In August the Office for Budget Responsibility warned that the cost of the subsidies would more than treble over the next five years, from £4.6 billion in 2015-16 to £13.5 billion in 2021-22.
The costs of “decarbonisation” account for around 20 per cent of typical electricity bills, according to the report. Consumers will have paid well over £100 billion by 2030, and Prof Helm says that “much more decarbonisation could have been achieved for less; costs should be lower, and they should be falling further”.
He said ministers’ forecasts of future energy costs had been far too high, but “many of these excessive costs are locked in for a decade or more, given the contractual and other legal commitments governments have made”.
In particular, contracts had been given to “early stage” wind, solar and biomass companies whose costs had since been hugely undercut by other firms using much more advanced technology, Prof Helm said.
He said energy firms should be forced to declare their profit margins on bills and also called for the cost of existing contracts to be ring-fenced into a “legacy bank” and shown separately. The legacy charge should not be paid by heavy industry, he suggested.
Gareth Stace, director of UK Steel, said a “persistent and sizeable gap” existed between energy costs in Britain and competing markets.
The review is the second major report to criticise government energy policy in recent years after the Competition and Markets Authority dismissed many of the early claims of market abuse made against energy companies. Instead, it warned that many policy decisions had harmed competition.
Greg Clark, the Business and Energy Secretary, said: “I am grateful to Professor Helm for his forensic examination. We will now carefully consider his findings.”
As the comments in the Telegraph make resoundingly clear, the real problem is the Climate Change Act and successive governments’ obsession with decarbonization.
Helm makes several recommendations, including:
- Feed-in tariffs, contracts for difference and the capacity market auction should all be merged into a unified equivalent firm power (EFP) capacity auction. Low-carbon generators would be forced to bear the costs of their intermittency.
- The legacy costs of the renewables obligation, feed-in tariffs, and contracts for difference should be separated out, ring-fenced and placed in a “legacy bank”. They should be charged separately on customer bills and industrial energy users should be exempt.
- The government should establish an independent national system operator (NSO) and regional system operators (RSOs) under public ownership.

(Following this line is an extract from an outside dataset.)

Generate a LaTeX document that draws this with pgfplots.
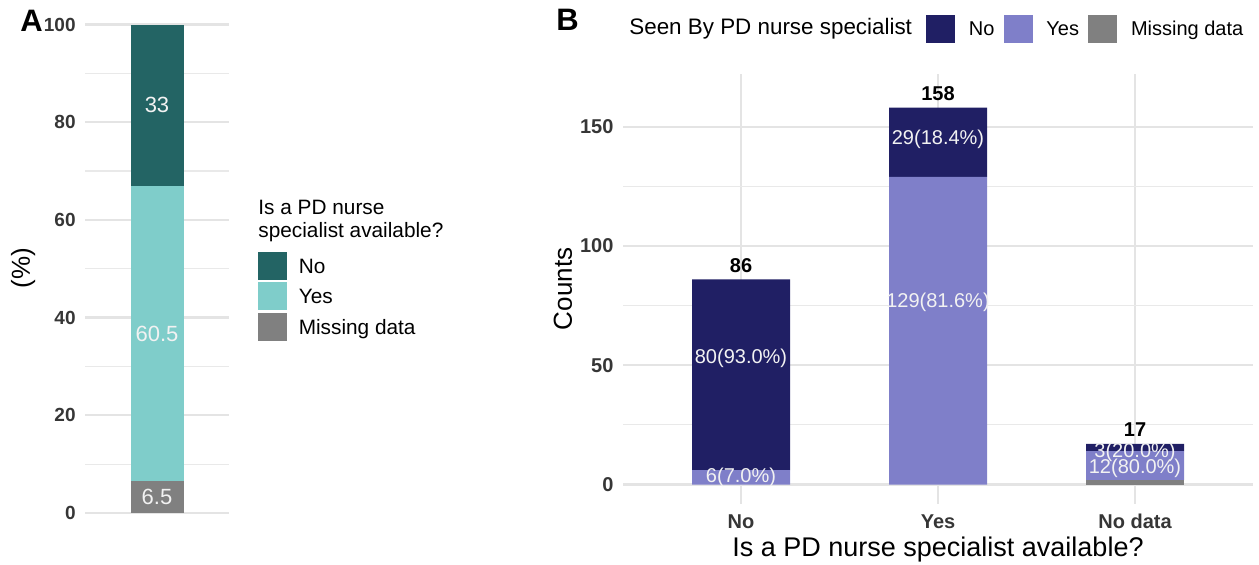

They should take on a number of duties currently undertaken by distribution network operators (DNOs) and Ofgem.
- The RSOs should be responsible for securing local energy supplies and should do this by contracting out system requirements. This process should take the place of periodic reviews and price caps under the RIIO framework. DNOs would effectively become contractors – “one of a number of competitive suppliers”.
- Carbon taxes and prices should be harmonized by setting a universal carbon price across the whole economy. There should be a border carbon price to prevent emissions being exported.
- Separate licenses for the generation, supply and distribution should be replaced by a simpler, single license, at least at the local level.
- Standard variable tariffs should be superseded by default tariffs based on an index of wholesale costs, the fixed cost pass-throughs, levies and taxes, and a published supply margin. The government’s proposed price cap should take the form of a cap on the supply margin.
- The government should give an annual statement to parliament, setting out required capacity margins and guidance for the NSO and RSOs.
Most seem to be to be simply rearranging the deck chairs, whilst at the same time adding even more bureaucracy.
His idea that low-carbon generators should bear the cost of their intermittency is an interesting one, but as these will simply be passed on in any auction price, consumers will surely still end up paying.
As I have been pointing out for a long time, signing up long-term contracts for low carbon generation at high prices, rather than waiting for technology to deliver lower costs was always a huge mistake. But, unfortunately, we are now stuck with these costs.
If the government is serious about stopping electricity bills rising even higher in the next few years, it only has one serious option – put an end to all new subsidised contracts for renewables, and allow the market to operate freely.